For now, the crime commission's leadership consists of Spak, the acting executive director; Linda Nargi, his part-time assistant; and three board members Spak has recruited.
But the group's structure and mission statement -- "fighting crime is every citizen's business," it reads in part -- have been carefully mapped out. Once the commission's membership blooms, it will elect an all-volunteer board of directors, Spak said. Three positions -- the executive director, assistant and a chief financial officer -- will be paid.
Members will be able to serve on several committees. Some will tackle crime issues; others will raise and dole out grant money to law enforcement and honor local crime fighters.

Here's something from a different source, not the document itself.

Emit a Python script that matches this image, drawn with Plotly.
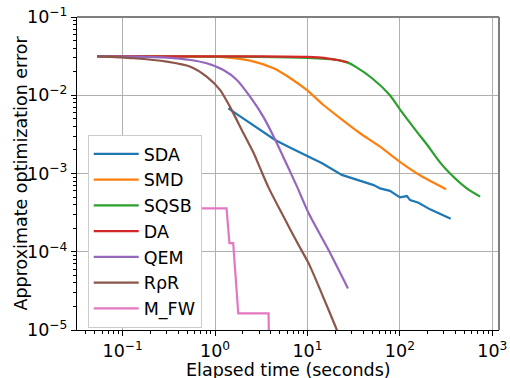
import plotly.graph_objects as go

# ---- data ----
SDA_t = [1.39, 1.7, 2.1, 2.71, 3.5, 4.46, 6.2, 9.4, 14.4, 23.5, 37, 52, 61, 78, 100, 119, 129, 159, 212, 272, 322, 355]
SDA_y = [0.0068, 0.0058, 0.0049, 0.0040, 0.0032, 0.00268, 0.0022, 0.00172, 0.00135, 0.00096, 0.00080, 0.00071,
         0.000645, 0.00060, 0.000495, 0.000515, 0.000457, 0.000423, 0.000348, 0.000303, 0.00028, 0.000264]

SMD_t = [0.053, 0.2, 0.54, 1.23, 2.39, 4.35, 6.3, 9.8, 14.9, 22.5, 37, 61, 100, 165, 316]
SMD_y = [0.0313, 0.0313, 0.0311, 0.0307, 0.0277, 0.0220, 0.0170, 0.0117, 0.0075, 0.0051, 0.00327, 0.0022,
         0.00141, 0.00095, 0.00063]

SQSB_t = [0.053, 0.3, 1, 3, 10, 20, 27, 33, 50, 78, 100, 124, 150, 196, 270, 349, 530, 738]
SQSB_y = [0.0313, 0.0313, 0.0312, 0.0310, 0.0301, 0.0286, 0.0263, 0.0232, 0.0165, 0.0100, 0.0066, 0.0047,
          0.0035, 0.00235, 0.0014, 0.0010, 0.000645, 0.000506]

DA_t = [0.053, 0.3, 1, 3, 10, 13, 17, 21, 27.2]
DA_y = [0.0314, 0.0314, 0.0314, 0.0313, 0.0309, 0.0304, 0.0294, 0.0282, 0.0263]

QEM_t = [0.053, 0.13, 0.3, 0.54, 0.81, 1.23, 1.72, 2.39, 3.33, 4.47, 5.97, 7.7, 10.3, 16.9, 27.4]
QEM_y = [0.0313, 0.0311, 0.0302, 0.0282, 0.0256, 0.0210, 0.0157, 0.0096, 0.0053, 0.0027, 0.00130, 0.00068,
         0.00031, 0.000105, 0.000034]

RPR_t = [0.053, 0.13, 0.3, 0.54, 0.81, 1.13, 1.45, 2.02, 2.6, 3.07, 3.79, 5.27, 8.0, 10.3, 14.3, 20.8, 24]
RPR_y = [0.0313, 0.0297, 0.0269, 0.0232, 0.0173, 0.0117, 0.0071, 0.0033, 0.00185, 0.00117, 0.00066, 0.00031,
         0.000122, 0.000071, 0.000029, 0.00001, 0.0000065]

MFW_t = [0.6, 1.33, 1.43, 1.57, 1.78, 3.79, 3.92]
MFW_y = [3.59e-4, 3.59e-4, 1.29e-4, 1.29e-4, 1.63e-5, 1.63e-5, 1e-6]

names = ["SDA", "SMD", "SQSB", "DA", "QEM", "RρR", "M_FW"]
colors = ["#1f77b4", "#ff7f0e", "#2ca02c", "#d62728", "#9467bd", "#8c564b", "#e377c2"]

x_ticks = [0.1, 1, 10, 100, 1000]
x_ticktext = ["10<sup>−1</sup>", "10<sup>0</sup>", "10<sup>1</sup>", "10<sup>2</sup>", "10<sup>3</sup>"]
y_ticks = [1e-5, 1e-4, 1e-3, 1e-2, 1e-1]
y_ticktext = ["10<sup>−5</sup>", "10<sup>−4</sup>", "10<sup>−3</sup>", "10<sup>−2</sup>", "10<sup>−1</sup>"]

series = [(SDA_t, SDA_y, "linear"), (SMD_t, SMD_y, "spline"), (SQSB_t, SQSB_y, "spline"),
          (DA_t, DA_y, "spline"), (QEM_t, QEM_y, "spline"), (RPR_t, RPR_y, "spline"),
          (MFW_t, MFW_y, "linear")]

FONT = "DejaVu Sans"
FS = 17.5

fig = go.Figure()
for (t, y, shape), name, c in zip(series, names, colors):
    line = dict(color=c, width=2.2, shape=shape)
    if shape == "spline":
        line["smoothing"] = 0.7
    fig.add_trace(go.Scatter(x=t, y=y, mode="lines", name=name, line=line))

minor_x = [m * 10.0 ** k for k in range(-2, 4) for m in range(2, 10)]
minor_y = [m * 10.0 ** k for k in range(-5, -1) for m in range(2, 10)]

axis_common = dict(
    type="log", tickmode="array",
    ticks="outside", ticklen=5, tickwidth=1.2, tickcolor="black",
    showgrid=True, gridcolor="#b0b0b0", gridwidth=1,
    showline=True, linecolor="black", linewidth=1.3, mirror=False,
    zeroline=False, automargin=False,
    tickfont=dict(family=FONT, size=FS, color="black"),
)

fig.update_layout(
    width=510, height=378,
    margin=dict(l=77, r=11, t=17, b=48, autoexpand=False),
    paper_bgcolor="white", plot_bgcolor="white",
    font=dict(family=FONT, size=FS, color="black"),
    showlegend=True,
    legend=dict(x=0.0254, y=0.623, xanchor="left", yanchor="top",
                bgcolor="white", bordercolor="#cccccc", borderwidth=1,
                itemwidth=45,
                font=dict(family=FONT, size=FS)),
    xaxis=dict(range=[-1.4946, 3.0725], tickvals=x_ticks, ticktext=x_ticktext,
               minor=dict(tickmode="array", tickvals=minor_x, ticks="outside",
                          ticklen=3, tickwidth=0.9, tickcolor="black", showgrid=False),
               **axis_common),
    yaxis=dict(range=[-5, -1], tickvals=y_ticks, ticktext=y_ticktext,
               minor=dict(tickmode="array", tickvals=minor_y, ticks="outside",
                          ticklen=3, tickwidth=0.9, tickcolor="black", showgrid=False),
               **axis_common),
    shapes=[
        dict(type="line", xref="paper", yref="paper", x0=0, x1=1, y0=1, y1=1,
             line=dict(color="#7f7f7f", width=2)),
        dict(type="line", xref="paper", yref="paper", x0=1, x1=1, y0=0, y1=1,
             line=dict(color="#7f7f7f", width=2)),
    ],
    annotations=[
        dict(text="Elapsed time (seconds)", xref="paper", yref="paper",
             x=0.5, y=-(358 - 330) / 313, xanchor="center", yanchor="top",
             showarrow=False, font=dict(family=FONT, size=FS)),
        dict(text="Approximate optimization error", xref="paper", yref="paper",
             x=(20 - 77) / 422, y=0.5, xanchor="center", yanchor="middle",
             textangle=-90, showarrow=False, font=dict(family=FONT, size=FS)),
    ],
)

fig.write_html("out.html",
               config={"displayModeBar": False},
               post_script="document.body.style.margin='0';document.body.style.padding='0';")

Spak said one challenge will be building an economically diverse membership roster. Most members will fork over as much as $50 in yearly dues and $20 for each monthly breakfast meeting; nonmembers must pay $25 to attend a meeting. Those selected to sit on the Board of Directors will have to cough up $5,000 in annual dues. Sponsorships might be an option, he said.
"If we find out that a certain sector of the society wants to but cannot come, we have to be receptive of it," he said.
Spak has poured in $25,000 of his own "seed money" to get the commission started, and he is soliciting donations from executive friends. He has printed up brochures, reserved a Landsdowne conference center for future meetings and launched a Web site, www.loudouncrimecommission.org.
On a recent morning, a briefcase full of commission flyers sat on a table in Spak's office. He said he planned to take them to businesses that afternoon. Spak said nearly everyone he has told about the commission, from CEOs to federal law enforcement officers, has signed on.
"Every month, we're going to make a difference -- somehow, somewhere -- once we get up and running," he said.